Take some time to assess your energy level. Do you have the motivation to stay in school for one to seven more years? You may need to take some time off to "discover yourself" and/or gain some work experience. Many students find that after taking time off to work, they are better prepared academically for graduate school and have clearer defined goals. They also find that they have a better perspective on life in general and they have the energy to invest themselves in their education. Taking time off can also give you the information needed to determine exactly what program you need for a particular field. In addition, some graduate schools won't accept students without some prior work experience. (This expectation is true of most MBA programs.)

Am I postponing some tough decisions by going to graduate school?

Make sure you are deciding on going to graduate school for the right reasons. Some students feel tempted to continue their education because they don't feel ready to face the demands of "real life" or aren't clear on what career they want to pursue. These are exactly the reasons not to go to graduate school. Some programs that incorporate internships and work-related experiences into the curriculum do serve as a good transition period from college to work life. You need to be clear on your goals before committing the time and expense.

Do I want to go to school full-time or part-time?

Going to graduate school full-time is a more intensive process and allows you to interact with the colleagues in your program at a closer level. Some programs require that you go full-time and it may be difficult or not possible to get some types of financial aid without attending full-time. Attending school part-time, though, does allow you the chance to work in the field, earn money and complete your degree during a longer time period. Another option may be  to work in an organization that is willing to foot the bill for graduate school.

Do I have the personal qualities and skills that are needed to be successful in graduate school?

Although there is no ideal profile for the successful graduate student, there are some qualities that are important in order to make it through productively. Some of these skills include intelligence, initiative and self-discipline. Most graduate programs assume that students will maintain at least a 3.0 GPA. Time management skills, being focused and persistent are also important qualities. In addition, the ability to establish good working relationships with your fellow students, faculty and internship mentors is also important.

When to Attend?

If you have decided that graduate school is for you, you then need to decide if you would like to attend immediately after graduation, or wait a year or two. Though many seniors begin the year pursuing graduate school plans, only about 20-30% of the senior class end up enrolling in graduate school immediately following graduation. Most graduates opt to work a year or two and then pursue graduate school plans. There are advantages to both choices.
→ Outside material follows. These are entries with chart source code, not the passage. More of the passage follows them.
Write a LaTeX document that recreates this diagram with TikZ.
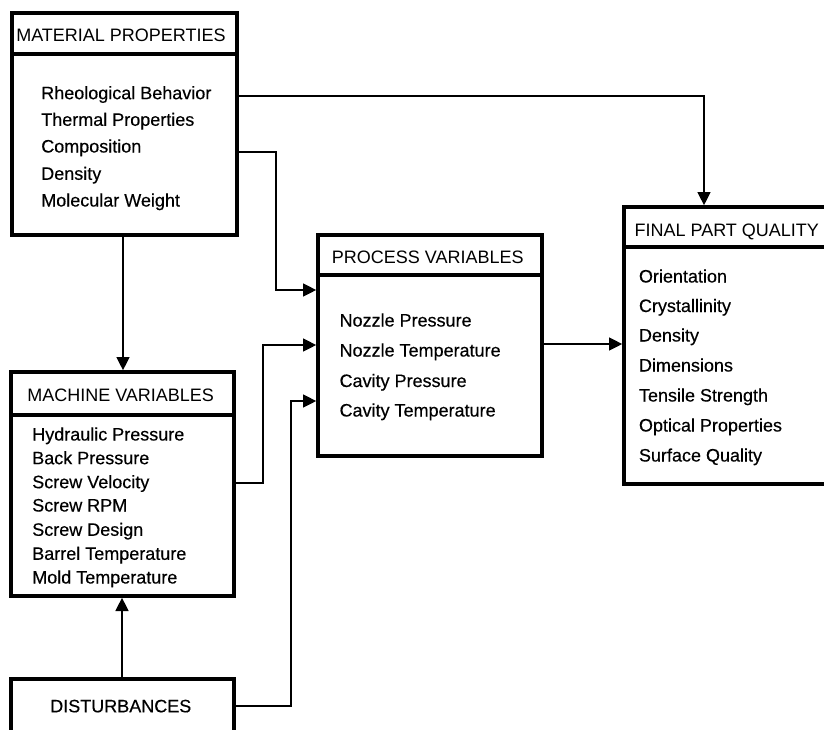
\documentclass[tikz,border=0pt]{standalone}
\usepackage{fontspec}
\setmainfont{Liberation Sans}
\newfontfamily\itemfont{Liberation Sans}[BoldFont={Liberation Sans},BoldFeatures={FakeBold=0.35}]
\usetikzlibrary{arrows.meta,fit}
\begin{document}
\begin{tikzpicture}[x=0.75pt,y=-0.75pt,
  box/.style={draw,line width=2.5pt,rectangle,inner sep=0pt},
  txt/.style={font=\fontsize{13.5}{16}\selectfont,inner sep=0pt,anchor=base west},
  itm/.style={font=\itemfont\bfseries\fontsize{13.5}{16}\selectfont,inner sep=0pt,anchor=base west},
  divider/.style={line width=2.3pt},
  conn/.style={line width=1.9pt,-{Triangle[length=10pt,width=9.5pt]}}]
\clip (0,0) rectangle (824,729);
\fill[white] (0,0) rectangle (824,729);
% boxes
\node[box,fit={(12,13) (237,235)}] (mat) {};
\node[box,fit={(11,372) (234,596)}] (mach) {};
\node[box,fit={(11,679) (234,760)}] (dist) {};
\node[box,fit={(318,235) (542,456)}] (pv) {};
\node[box,fit={(624,207) (840,484)}] (fpq) {};
% dividers
\coordinate (d1) at (0,54);
\coordinate (d2) at (0,415);
\coordinate (d3) at (0,275);
\coordinate (d4) at (0,247);
\draw[divider] (mat.west |- d1) -- (mat.east |- d1);
\draw[divider] (mach.west |- d2) -- (mach.east |- d2);
\draw[divider] (pv.west |- d3) -- (pv.east |- d3);
\draw[divider] (fpq.west |- d4) -- (fpq.east |- d4);
% texts
\node[txt] (matH) at (16,41.7) {MATERIAL PROPERTIES};
\node[itm] (m1) at (41,99.2) {Rheological Behavior};
\node[itm] (m2) at (41,125.8) {Thermal Properties};
\node[itm] (m3) at (41,152.5) {Composition};
\node[itm] (m4) at (41,179.8) {Density};
\node[itm] (m5) at (41,206.5) {Molecular Weight};
\node[txt] (machH) at (27,401.7) {MACHINE VARIABLES};
\node[itm] (a1) at (32,440.5) {Hydraulic Pressure};
\node[itm] (a2) at (32,464.2) {Back Pressure};
\node[itm] (a3) at (32,488.2) {Screw Velocity};
\node[itm] (a4) at (32,511.5) {Screw RPM};
\node[itm] (a5) at (32,535.8) {Screw Design};
\node[itm] (a6) at (32,559.8) {Barrel Temperature};
\node[itm] (a7) at (32,583.5) {Mold Temperature};
\node[itm] (distH) at (50,712.3) {DISTURBANCES};
\node[txt] (pvH) at (331.7,263.3) {PROCESS VARIABLES};
\node[itm] (p1) at (339.3,326.5) {Nozzle Pressure};
\node[itm] (p2) at (339.3,356.5) {Nozzle Temperature};
\node[itm] (p3) at (339.3,387) {Cavity Pressure};
\node[itm] (p4) at (339.3,416.5) {Cavity Temperature};
\node[txt] (fH) at (634.3,236) {FINAL PART QUALITY};
\node[itm] (f1) at (638.7,282.5) {Orientation};
\node[itm] (f2) at (638.7,312) {Crystallinity};
\node[itm] (f3) at (638.7,341.5) {Density};
\node[itm] (f4) at (638.7,371.5) {Dimensions};
\node[itm] (f5) at (638.7,401.5) {Tensile Strength};
\node[itm] (f6) at (638.7,431.5) {Optical Properties};
\node[itm] (f7) at (638.7,461.5) {Surface Quality};
% connector corners
\coordinate (c1) at (704,96);
\coordinate (c2a) at (276,152);
\coordinate (c2b) at (276,290);
\coordinate (c3) at (123,0);
\coordinate (c4a) at (263,483);
\coordinate (c4b) at (263,345);
\coordinate (c5) at (122,0);
\coordinate (c6a) at (291,706);
\coordinate (c6b) at (291,401);
\coordinate (c7) at (0,344);
% connectors
\draw[conn] (mat.east |- c1) -- (c1) -- (c1 |- fpq.north);
\draw[conn] (mat.east |- c2a) -- (c2a) -- (c2b) -- (pv.west |- c2b);
\draw[conn] (mat.south -| c3) -- (mach.north -| c3);
\draw[conn] (mach.east |- c4a) -- (c4a) -- (c4b) -- (pv.west |- c4b);
\draw[conn] (dist.north -| c5) -- (mach.south -| c5);
\draw[conn] (dist.east |- c6a) -- (c6a) -- (c6b) -- (pv.west |- c6b);
\draw[conn] (pv.east |- c7) -- (fpq.west |- c7);
\end{tikzpicture}
\end{document}
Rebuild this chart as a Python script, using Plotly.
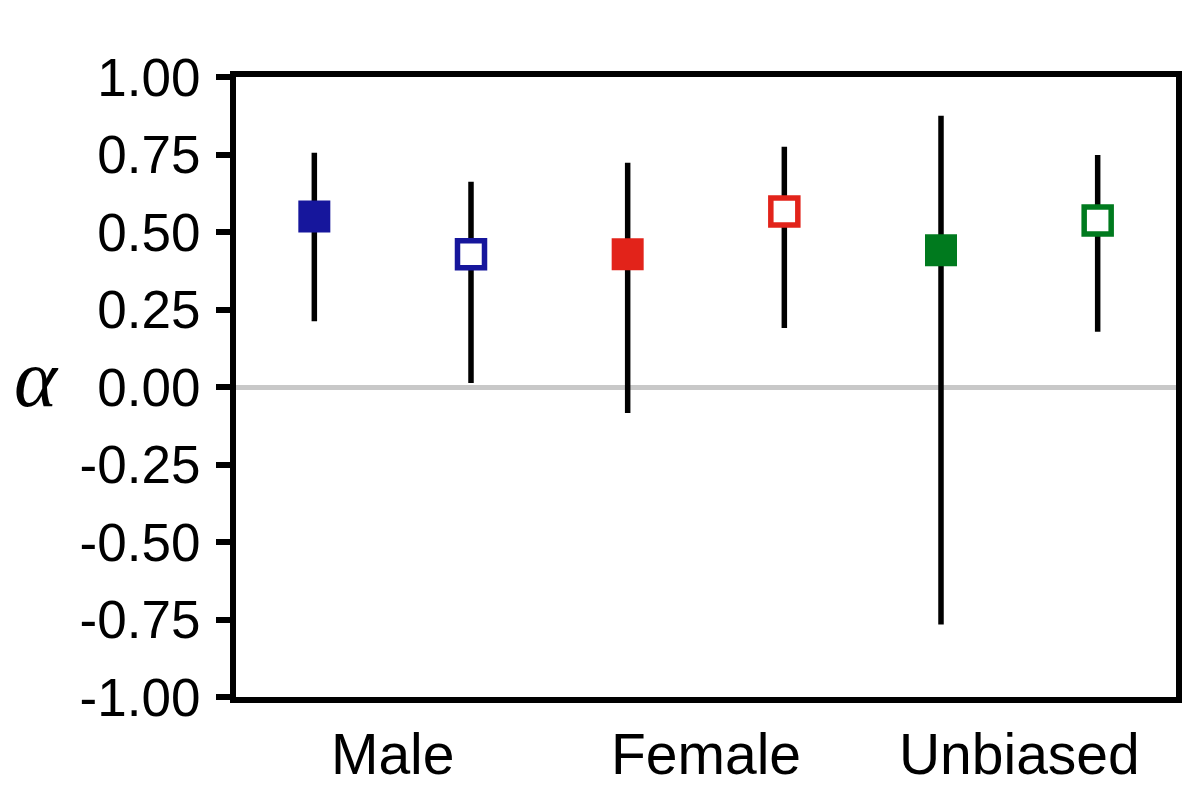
import plotly.graph_objects as go

# posterior estimates of alpha with credible intervals
groups = ['Male', 'Female', 'Unbiased']
group_pos = [0.5, 2.5, 4.5]
x_pos = [0, 1, 2, 3, 4, 5]
alpha_vals = [0.550, 0.428, 0.428, 0.566, 0.441, 0.537]
lower = [0.212, 0.013, -0.084, 0.190, -0.766, 0.178]
upper = [0.756, 0.662, 0.723, 0.775, 0.875, 0.748]
colors = ['#16169c', '#16169c', '#e2231a', '#e2231a', '#007a1e', '#007a1e']
filled = [True, False, True, False, True, False]
y_ticks = [1.0, 0.75, 0.5, 0.25, 0.0, -0.25, -0.5, -0.75, -1.0]

fig = go.Figure()
for i in range(len(x_pos)):
    if filled[i]:
        marker = dict(symbol='square', size=32, color=colors[i], opacity=1,
                      line=dict(width=0))
    else:
        marker = dict(symbol='square', size=27, color='white', opacity=1,
                      line=dict(color=colors[i], width=5.5))
    fig.add_trace(go.Scatter(
        x=[x_pos[i]], y=[alpha_vals[i]], mode='markers', marker=marker,
        error_y=dict(type='data', symmetric=False,
                     array=[upper[i] - alpha_vals[i]],
                     arrayminus=[alpha_vals[i] - lower[i]],
                     color='black', thickness=5.5, width=0),
        showlegend=False))

fig.add_annotation(text='<i>α</i>', x=0, y=0.0, xref='paper', yref='y',
                   xanchor='center', yanchor='middle', showarrow=False,
                   xshift=-200, yshift=9,
                   font=dict(family='Liberation Serif', size=82, color='black'))

fig.update_layout(
    width=1192, height=804,
    margin=dict(l=228, r=24, t=69, b=115),
    plot_bgcolor='white', paper_bgcolor='white',
    font=dict(family='Liberation Sans', color='black'))
fig.update_xaxes(range=[-0.5, 5.5], tickvals=group_pos, ticktext=groups,
                 showline=True, linecolor='black', linewidth=6, mirror=True,
                 ticks='', showgrid=False, zeroline=False,
                 tickfont=dict(size=57), ticklabelstandoff=3)
fig.update_yaxes(range=[-1, 1], tickvals=y_ticks,
                 ticktext=['%.2f' % v for v in y_ticks],
                 showline=True, linecolor='black', linewidth=6, mirror=True,
                 ticks='outside', ticklen=14, tickwidth=6, tickcolor='black',
                 showgrid=False, zeroline=True, zerolinecolor='#c8c8c8',
                 zerolinewidth=5, tickfont=dict(size=53), ticklabelstandoff=5)

fig.write_html("out.html")
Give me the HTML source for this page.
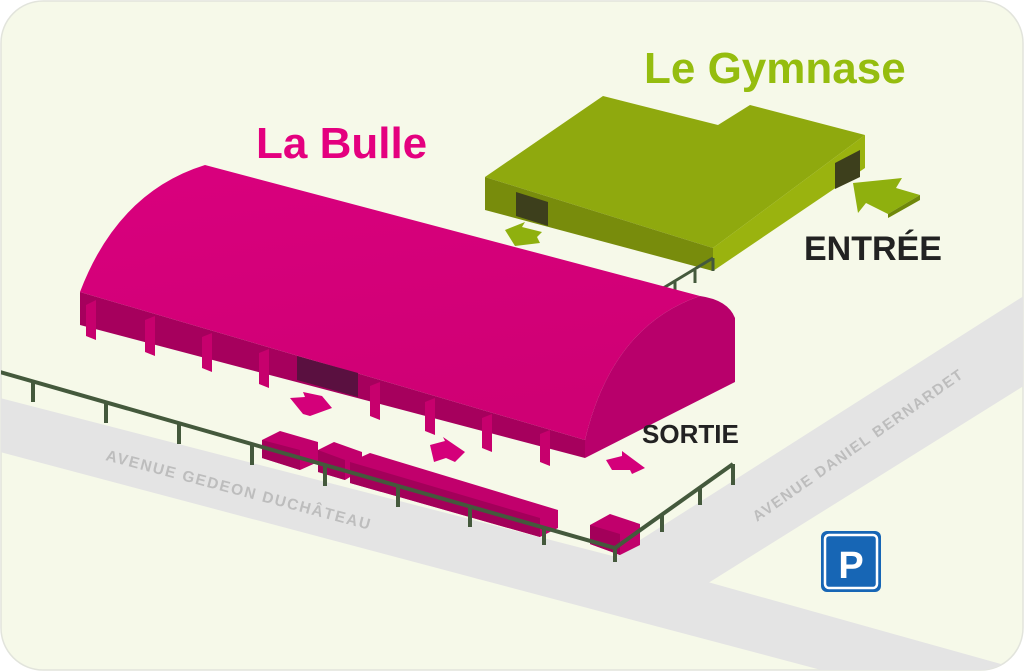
<!DOCTYPE html>
<html><head><meta charset="utf-8"><style>
html,body{margin:0;padding:0;background:#fff;}
svg{display:block;}
text{font-family:"Liberation Sans",sans-serif;font-weight:bold;}
</style></head><body>
<svg width="1024" height="671" viewBox="0 0 1024 671" xmlns="http://www.w3.org/2000/svg">
<defs>
<clipPath id="c"><rect x="1" y="1" width="1022" height="669" rx="42"/></clipPath>
<linearGradient id="roof" x1="0" y1="0" x2="0.3" y2="1">
<stop offset="0" stop-color="#d9007e"/><stop offset="1" stop-color="#cf0074"/></linearGradient>
</defs>
<rect x="1" y="1" width="1022" height="669" rx="42" fill="#f6f9e9" stroke="#e2e4dc" stroke-width="1.5"/>
<g clip-path="url(#c)">
<polygon points="0,398 640,563 1040,675 840,675 0,452" fill="#e4e4e4"/>
<polygon points="615,556 1030,292 1030,382 705,585" fill="#e4e4e4"/>
<polygon points="610,560 705,585 640,600" fill="#e4e4e4"/>
<text transform="translate(105,460) rotate(14.8)" font-size="15.5" fill="#bdbdbd" letter-spacing="1.6">AVENUE GEDEON DUCHÂTEAU</text>
<text transform="translate(757,522) rotate(-35)" font-size="15" fill="#bdbdbd" letter-spacing="1.5">AVENUE DANIEL BERNARDET</text>

<polygon points="485,177 603,96 718,125 750,105 865,135 713,248" fill="#8fa90e"/>
<polygon points="485,177 713,248 713,271 485,210" fill="#788c0c"/>
<polygon points="713,248 865,135 865,168 713,271" fill="#9ab30f"/>
<polygon points="516,192 548,202 548,226 516,216" fill="#3d3f1c"/>
<polygon points="835,163 860,150 860,177 835,189" fill="#3d3f1c"/>
<polygon points="505,230 525,222 522,227 542,232 537,237 540,243 515,246" fill="#8fb00e"/>
<polygon points="853,183 902,178 896,188 920,195 888,214 866,203 858,213" fill="#8fb00e"/>
<polygon points="920,195 920,200 888,218 888,214" fill="#6f880a"/>

<g stroke="#44593c" stroke-width="3" fill="none">
<line x1="655" y1="293" x2="713" y2="258"/>
<line x1="675" y1="282" x2="675" y2="295"/><line x1="695" y1="270" x2="695" y2="283"/>
<line x1="713" y1="258" x2="713" y2="271"/>
</g>

<path d="M80,292 Q118,192 205,165 L700,296 Q612,326 585,440 Z" fill="url(#roof)"/>
<path d="M585,440 Q612,326 700,296 Q728,300 735,318 L735,382 L585,458 Z" fill="#b8006b"/>
<polygon points="80,292 585,440 585,458 80,325" fill="#a6005d"/>
<g fill="#c7006d">
<polygon points="86,305 96,300 96,340 86,336"/>
<polygon points="145,320 155,316 155,356 145,352"/>
<polygon points="202,337 212,333 212,372 202,368"/>
<polygon points="259,353 269,349 269,388 259,384"/>
<polygon points="370,386 380,382 380,420 370,416"/>
<polygon points="425,402 435,398 435,435 425,431"/>
<polygon points="482,418 492,414 492,452 482,448"/>
<polygon points="540,434 550,430 550,466 540,462"/>
</g>
<polygon points="297,356 358,373 358,397 297,380" fill="#5a1040"/>
<polygon points="290,398 305,397 303,392 322,396 332,408 310,416 303,414" fill="#d4007a"/>
<polygon points="430,445 445,441 443,437 465,452 455,462 446,458 434,462" fill="#d4007a"/>
<polygon points="606,460 622,456 622,451 645,468 632,474 630,470 612,470" fill="#d4007a"/>

<g>
<polygon points="262,440 280,431 318,442 318,462 300,470 262,458" fill="#c1006c"/>
<polygon points="262,440 300,450 300,470 262,458" fill="#a3005a"/>
<polygon points="318,450 334,442 362,452 362,470 345,480 318,472" fill="#c1006c"/>
<polygon points="318,450 345,460 345,480 318,472" fill="#a3005a"/>
<polygon points="350,462 370,453 558,510 558,528 540,537 350,483" fill="#c1006c"/>
<polygon points="350,462 540,518 540,537 350,483" fill="#a3005a"/>
<polygon points="590,525 610,514 640,524 640,545 620,555 590,544" fill="#c1006c"/>
<polygon points="590,525 620,534 620,555 590,544" fill="#a3005a"/>
</g>

<g stroke="#44593c" stroke-width="4" fill="none">
<polyline points="0,372 615,548 733,464"/>
<line x1="33" y1="381" x2="33" y2="402"/><line x1="106" y1="402" x2="106" y2="423"/>
<line x1="179" y1="423" x2="179" y2="444"/><line x1="252" y1="444" x2="252" y2="465"/>
<line x1="325" y1="465" x2="325" y2="486"/><line x1="398" y1="486" x2="398" y2="507"/>
<line x1="470" y1="507" x2="470" y2="527"/><line x1="544" y1="528" x2="544" y2="545"/>
<line x1="615" y1="548" x2="615" y2="562"/><line x1="662" y1="515" x2="662" y2="532"/>
<line x1="700" y1="488" x2="700" y2="505"/><line x1="733" y1="464" x2="733" y2="485"/>
</g>

<rect x="821" y="531" width="60" height="61" rx="6" fill="#1766b5"/>
<rect x="825" y="535" width="52" height="53" rx="4" fill="none" stroke="#fff" stroke-width="2.5"/>
<text x="851" y="578" font-size="38" fill="#fff" text-anchor="middle">P</text>
</g>

<text x="256" y="158" font-size="44" fill="#e4007f">La Bulle</text>
<text x="644" y="83" font-size="44" fill="#95bd0f">Le Gymnase</text>
<text x="804" y="260" font-size="34" fill="#222">ENTRÉE</text>
<text x="642" y="443" font-size="26" fill="#222">SORTIE</text>
</svg>
</body></html>
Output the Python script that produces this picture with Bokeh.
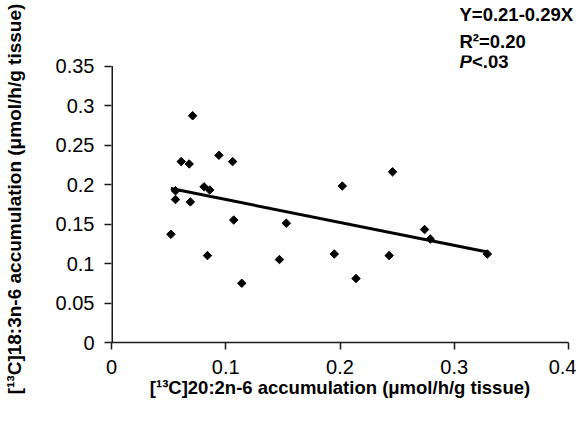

In looking at the advantages to proceeding directly, there is more continuity of learning between undergraduate and graduate school and you will probably still be in the "studying mode". Secondly, many students find it is easier to finance graduate school when there aren¹t other major financial obligations such as marriage, mortgages and children. Undergraduate loans can be deferred while attending school as well. Lastly, if you are enthusiastic and certain about a career decision where graduate school is needed, attending right away will quicken the time you can enter the profession.

The advantages of waiting a year or two before attending graduate school have already been outlined above. To recap: if you are uncertain about the field you would like to study or if there are goal conflicts for the reasons for attending graduate school, then if it would be advantageous to gain some work experience and/or take some time off.